I tried to select a single value of column class from each group of my dataframe after i performed the groupby function on the column first_register and second_register but it seems did not work.
Suppose I have a dataframe like this:
import numpy as np
import pandas as pd
df = pd.DataFrame({'class': [1, 1, 1, 2, 2, 2, 0, 0, 1],
'first_register': ["70/20", "70/20", "70/20", "71/20", "71/20", "71/20", np.NAN, np.NAN, np.NAN],
'second_register': [np.NAN, np.NAN, np.NAN, np.NAN, np.NAN, np.NAN, "72/20", "72/20", "73/20"]})
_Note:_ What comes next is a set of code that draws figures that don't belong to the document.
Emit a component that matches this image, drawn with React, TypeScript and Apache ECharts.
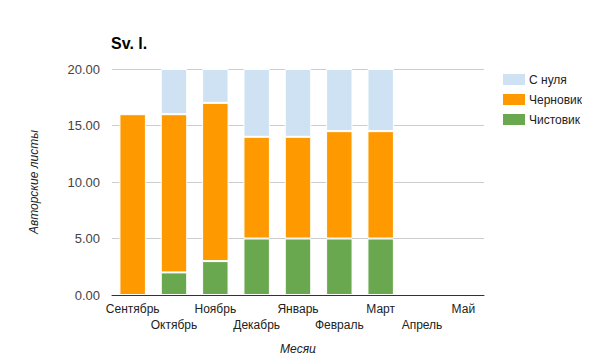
import React, { useEffect, useRef } from "react";
import * as echarts from "echarts";

const categories = ["Сентябрь", "Октябрь", "Ноябрь", "Декабрь", "Январь", "Февраль", "Март", "Апрель", "Май"];
const clean = [0, 2, 3, 5, 5, 5, 5, 0, 0];
const draft = [16, 14, 14, 9, 9, 9.5, 9.5, 0, 0];
const scratch = [0, 4, 3, 6, 6, 5.5, 5.5, 0, 0];
const yTicks = [0, 5, 10, 15, 20];

const FONT = "'Liberation Sans', Arial, sans-serif";

export default function App() {
  const ref = useRef<HTMLDivElement>(null);
  useEffect(() => {
    if (!ref.current) return;
    const chart = echarts.init(ref.current, undefined, { renderer: "svg" });
    const seg = (name: string, data: number[], color: string) => ({
      name,
      type: "bar",
      stack: "total",
      data: data.map((v) => (v === 0 ? "-" : v)),
      barWidth: "64%",
      itemStyle: { color, borderColor: "#ffffff", borderWidth: 1 },
      emphasis: { disabled: true },
    });
    chart.setOption({
      animation: false,
      textStyle: { fontFamily: FONT },
      title: {
        text: "Sv. l.",
        left: 106,
        top: 30,
        textStyle: { fontFamily: FONT, fontSize: 16, fontWeight: "bold", color: "#000" },
      },
      legend: {
        orient: "vertical",
        left: 496,
        top: 67,
        itemWidth: 24,
        itemHeight: 13,
        itemGap: 5,
        icon: "rect",
        data: ["С нуля", "Черновик", "Чистовик"],
        textStyle: { fontFamily: FONT, fontSize: 12, color: "#222", padding: [0, 0, 0, -2] },
      },
      grid: { left: 112, right: 106, top: 69, bottom: 66 },
      xAxis: {
        type: "category",
        data: categories,
        name: "Месяц",
        nameLocation: "middle",
        nameGap: 48,
        nameTextStyle: { fontFamily: FONT, fontSize: 12, fontStyle: "italic", color: "#222" },
        axisLine: { lineStyle: { color: "#333" } },
        axisTick: { show: false },
        axisLabel: {
          interval: 0,
          fontFamily: FONT,
          fontSize: 12,
          color: "#222",
          lineHeight: 16,
          margin: 6,
          formatter: (v: string, i: number) => (i % 2 === 1 ? "\n" + v : v),
        },
      },
      yAxis: {
        type: "value",
        min: yTicks[0],
        max: yTicks[yTicks.length - 1],
        interval: 5,
        name: "Авторские листы",
        nameLocation: "middle",
        nameGap: 72,
        nameTextStyle: { fontFamily: FONT, fontSize: 12, fontStyle: "italic", color: "#222" },
        axisLine: { show: false },
        axisTick: { show: false },
        splitLine: { lineStyle: { color: "#cccccc" } },
        axisLabel: {
          fontFamily: FONT,
          fontSize: 13,
          color: "#444",
          margin: 12,
          formatter: (v: number) => v.toFixed(2),
        },
      },
      series: [
        seg("Чистовик", clean, "#6aa84f"),
        seg("Черновик", draft, "#ff9900"),
        seg("С нуля", scratch, "#cfe2f3"),
      ],
    });
    return () => chart.dispose();
  }, []);
  return <div ref={ref} style={{ width: 590, height: 361, margin: -8 }} />;
}
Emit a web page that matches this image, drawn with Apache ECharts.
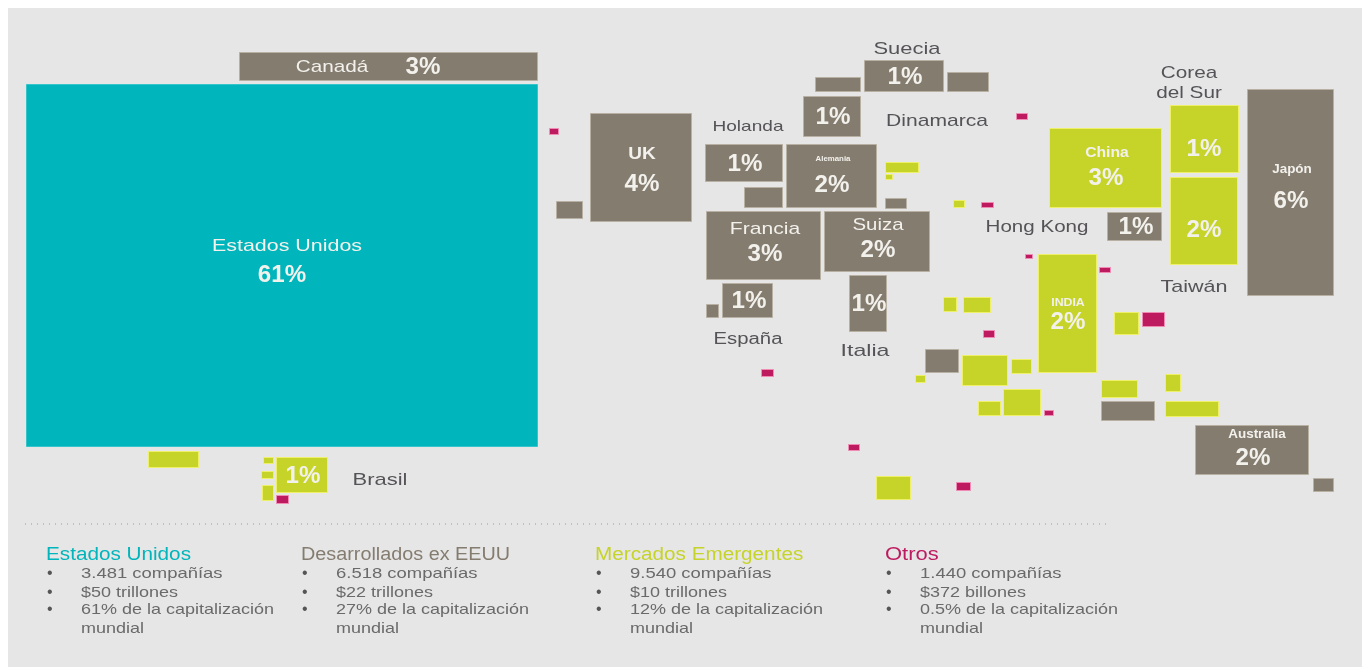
<!DOCTYPE html>
<html>
<head>
<meta charset="utf-8">
<title>Capitalización mundial</title>
<script src="https://cdn.jsdelivr.net/npm/echarts@6/dist/echarts.min.js"></script>
<style>
    html, body { margin: 0; padding: 0; background: #fff; }
    #main { width: 1362px; height: 667px; }
</style>
</head>
<body>
<div id="main"></div>
<script>
// celdas del mapa: [x0, y0, x1, y1] en unidades del mapa (eje 0-1362 / 0-667)
var celdasEEUU = [[27, 84, 538, 447]];
var celdasDesarrollados = [
    [240, 52, 538, 81], [591, 113, 692, 222], [557, 201, 583, 219],
    [706, 144, 783, 182], [745, 187, 783, 208], [787, 144, 877, 208],
    [886, 198, 907, 209], [707, 211, 821, 280], [825, 211, 930, 272],
    [804, 96, 861, 137], [816, 77, 861, 92], [865, 60, 944, 92],
    [948, 72, 989, 92], [723, 283, 773, 318], [707, 304, 719, 318],
    [850, 275, 887, 332], [926, 349, 959, 373], [1108, 212, 1162, 241],
    [1248, 89, 1334, 296], [1102, 401, 1155, 421], [1196, 425, 1309, 475],
    [1314, 478, 1334, 492]
];
var celdasEmergentes = [
    [1050, 128, 1162, 208], [1171, 105, 1239, 173], [1171, 177, 1238, 265],
    [1039, 254, 1097, 373], [886, 162, 919, 173], [886, 174, 893, 180],
    [954, 200, 965, 208], [944, 297, 957, 312], [964, 297, 991, 313],
    [963, 355, 1008, 386], [1012, 359, 1032, 374], [1004, 389, 1041, 416],
    [979, 401, 1001, 416], [916, 375, 926, 383], [877, 476, 911, 500],
    [1115, 312, 1139, 335], [1102, 380, 1138, 398], [1166, 374, 1181, 392],
    [1166, 401, 1219, 417], [149, 451, 199, 468], [277, 457, 328, 493],
    [264, 457, 274, 464], [262, 471, 274, 479], [263, 485, 274, 501]
];
var celdasOtros = [
    [550, 128, 559, 135], [1017, 113, 1028, 120], [982, 202, 994, 208],
    [1026, 254, 1033, 259], [1100, 267, 1111, 273], [984, 330, 995, 338],
    [762, 369, 774, 377], [849, 444, 860, 451], [957, 482, 971, 491],
    [1045, 410, 1054, 416], [1143, 312, 1165, 327], [277, 495, 289, 504]
];

var paises = ['Estados Unidos', 'Canadá', 'UK', 'Holanda', 'Alemania', 'Francia', 'Suiza', 'Suecia', 'Dinamarca',
    'España', 'Italia', 'Hong Kong', 'Japón', 'Australia', 'China', 'Corea del Sur', 'Taiwán', 'INDIA', 'Brasil'];
var cuotas = [61, 3, 4, 1, 2, 3, 2, 1, 1, 1, 1, 1, 6, 2, 3, 1, 2, 2, 1];

var grupos = ['Estados Unidos', 'Desarrollados ex EEUU', 'Mercados Emergentes', 'Otros'];
var companias = ['3.481', '6.518', '9.540', '1.440'];
var capital = ['$50 trillones', '$22 trillones', '$10 trillones', '$372 billones'];
var capitalizacion = ['61%', '27%', '12%', '0.5%'];

var colores = ['#00b5bb', '#857c70', '#c6d329', '#bd1a5f'];
var bordes = ['#35c4c9', '#b9b0a4', '#eef06a', '#f08cb4'];
var colorOscuro = '#555357';
var colorClaro = '#f2f1ec';
var fuente = '"Liberation Sans", sans-serif';

// colocación de los rótulos: nombre [x, y, tamaño, color, peso, ancho] y porcentaje [x, y]
var rotulos = {
    'Estados Unidos': { nombre: [287, 244, 17, colorClaro, 'normal', 1.26], pct: [282, 274] },
    'Canadá': { nombre: [332, 65, 17, colorClaro, 'normal', 1.22], pct: [423, 66] },
    'UK': { nombre: [642, 152, 17, colorClaro, 'bold', 1.12], pct: [642, 183] },
    'Holanda': { nombre: [748, 125, 15, colorOscuro, 'normal', 1.27], pct: [745, 163] },
    'Alemania': { nombre: [833, 157, 7, colorClaro, 'bold', 1.12], pct: [832, 184] },
    'Francia': { nombre: [765, 227, 17, colorClaro, 'normal', 1.24], pct: [765, 253] },
    'Suiza': { nombre: [878, 223, 17, colorClaro, 'normal', 1.2], pct: [878, 249] },
    'Suecia': { nombre: [907, 47, 17, colorOscuro, 'normal', 1.29], pct: [905, 76] },
    'Dinamarca': { nombre: [937, 119, 17, colorOscuro, 'normal', 1.24], pct: [833, 116] },
    'España': { nombre: [748, 338, 16, colorOscuro, 'normal', 1.27], pct: [749, 300] },
    'Italia': { nombre: [865, 349, 17, colorOscuro, 'normal', 1.36], pct: [869, 303] },
    'Hong Kong': { nombre: [1037, 225, 17, colorOscuro, 'normal', 1.21], pct: [1136, 226] },
    'Japón': { nombre: [1292, 168, 12, colorClaro, 'bold', 1.12], pct: [1291, 200] },
    'Australia': { nombre: [1257, 433, 12, colorClaro, 'bold', 1.12], pct: [1253, 457] },
    'China': { nombre: [1107, 151, 14, colorClaro, 'bold', 1.12], pct: [1106, 177] },
    'Corea del Sur': { nombre: [1189, 71, 17, colorOscuro, 'normal', 1.22], pct: [1204, 148] },
    'Taiwán': { nombre: [1194, 285, 17, colorOscuro, 'normal', 1.27], pct: [1204, 229] },
    'INDIA': { nombre: [1068, 301, 11, colorClaro, 'bold', 1.12], pct: [1068, 321] },
    'Brasil': { nombre: [380, 478, 17, colorOscuro, 'normal', 1.29], pct: [303, 475] }
};

var myChart = echarts.init(document.getElementById('main'));

function pintaCeldas(i) {
    return function (params, api) {
        var a = api.coord([api.value(0), api.value(1)]);
        var b = api.coord([api.value(2), api.value(3)]);
        return {
            type: 'rect',
            shape: { x: a[0] - 0.5, y: a[1] + 0.5, width: b[0] - a[0], height: b[1] - a[1] - 1 },
            style: { fill: colores[i], stroke: bordes[i], lineWidth: 1 }
        };
    };
}

function texto(t, x, y, size, color, peso, ancho, alinea) {
    return {
        type: 'text', x: x, y: y + 2, scaleX: ancho, silent: true,
        style: {
            text: t, fill: color, font: peso + ' ' + size + 'px ' + fuente,
            textAlign: alinea || 'center', textVerticalAlign: 'middle'
        }
    };
}

function pintaRotulo(params, api) {
    var nom = paises[params.dataIndex];
    var r = rotulos[nom];
    var n = r.nombre;
    var hijos = [];
    var pN = api.coord([n[0], n[1]]);
    var pP = api.coord([r.pct[0], r.pct[1]]);
    if (nom === 'Corea del Sur') {
        hijos.push(texto('Corea', pN[0], pN[1], n[2], n[3], n[4], n[5]));
        hijos.push(texto('del Sur', pN[0], pN[1] + 20, n[2], n[3], n[4], n[5]));
    } else {
        hijos.push(texto(nom, pN[0], pN[1], n[2], n[3], n[4], n[5]));
    }
    hijos.push(texto(cuotas[params.dataIndex] + '%', pP[0], pP[1], 23, colorClaro, 'bold', 1.05));
    return { type: 'group', children: hijos };
}

// bloque inferior con la descripción de cada grupo
var columnas = [46, 301, 595, 885];
var anchosGrupo = [1.15, 1.1, 1.15, 1.22];
var bloque = [];
bloque.push({
    type: 'rect', silent: true,
    shape: { x: 8, y: 8, width: 1354, height: 659 },
    style: { fill: '#e6e6e6' }
});
bloque.push({
    type: 'line', silent: true,
    shape: { x1: 25, y1: 524, x2: 1107, y2: 524 },
    style: { stroke: '#9a9a9a', lineWidth: 1, lineDash: [1, 5] }
});
grupos.forEach(function (g, i) {
    var x = columnas[i];
    bloque.push(texto(g, x, 553, 18, colores[i], 'normal', anchosGrupo[i], 'left'));
    [572, 591, 608].forEach(function (y) {
        bloque.push(texto('•', x + 1, y, 16, '#555555', 'normal', 1, 'left'));
    });
    bloque.push(texto(companias[i] + ' compañías', x + 35, 572, 15, '#6a6a6a', 'normal', 1.23, 'left'));
    bloque.push(texto(capital[i], x + 35, 591, 15, '#6a6a6a', 'normal', 1.2, 'left'));
    bloque.push(texto(capitalizacion[i] + ' de la capitalización', x + 35, 608, 15, '#6a6a6a', 'normal', 1.2, 'left'));
    bloque.push(texto('mundial', x + 35, 627, 15, '#6a6a6a', 'normal', 1.2, 'left'));
});

var option = {
    animation: false,
    backgroundColor: '#ffffff',
    grid: { left: 0, right: 0, top: 0, bottom: 0 },
    xAxis: { type: 'value', min: 0, max: 1362, show: false },
    yAxis: { type: 'value', min: 0, max: 667, inverse: true, show: false },
    graphic: bloque,
    series: [
        { name: grupos[0], type: 'custom', coordinateSystem: 'cartesian2d', renderItem: pintaCeldas(0), data: celdasEEUU, clip: false },
        { name: grupos[1], type: 'custom', coordinateSystem: 'cartesian2d', renderItem: pintaCeldas(1), data: celdasDesarrollados, clip: false },
        { name: grupos[2], type: 'custom', coordinateSystem: 'cartesian2d', renderItem: pintaCeldas(2), data: celdasEmergentes, clip: false },
        { name: grupos[3], type: 'custom', coordinateSystem: 'cartesian2d', renderItem: pintaCeldas(3), data: celdasOtros, clip: false },
        { name: 'rotulos', type: 'custom', coordinateSystem: 'cartesian2d', renderItem: pintaRotulo, data: cuotas.map(function (v, i) { return [i, v]; }), clip: false, z: 5 }
    ]
};
myChart.setOption(option);
</script>
</body>
</html>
What I have tried and did not work at all:
group_by_df = df.groupby(["first_register", "second_register"])
label_class = group_by_df["class"].unique()
print(label_class)
How can I select/access each single class label from each group of dataframe?
The desired output can be an ordered list like this to represent each class of each group from the first group to the final group:
label_class = [1, 2, 0, 1]
CodePudding user response:
Use dropna=False
:
group_by_df = df.groupby(["first_register", "second_register"], dropna=False)
label_class = group_by_df["class"].unique()
first_register second_register
70/20 NaN [1]
71/20 NaN [2]
NaN 72/20 [0]
73/20 [1]
Name: class, dtype: object
CodePudding user response:
Use GroupBy.first
:
out = df.groupby(["first_register", "second_register"], dropna=False)["class"].first()
print (out)
first_register second_register
70/20 NaN 1
71/20 NaN 2
NaN 72/20 0
73/20 1
Name: class, dtype: int64
label_class = out.tolist()
print (label_class)
[1, 2, 0, 1]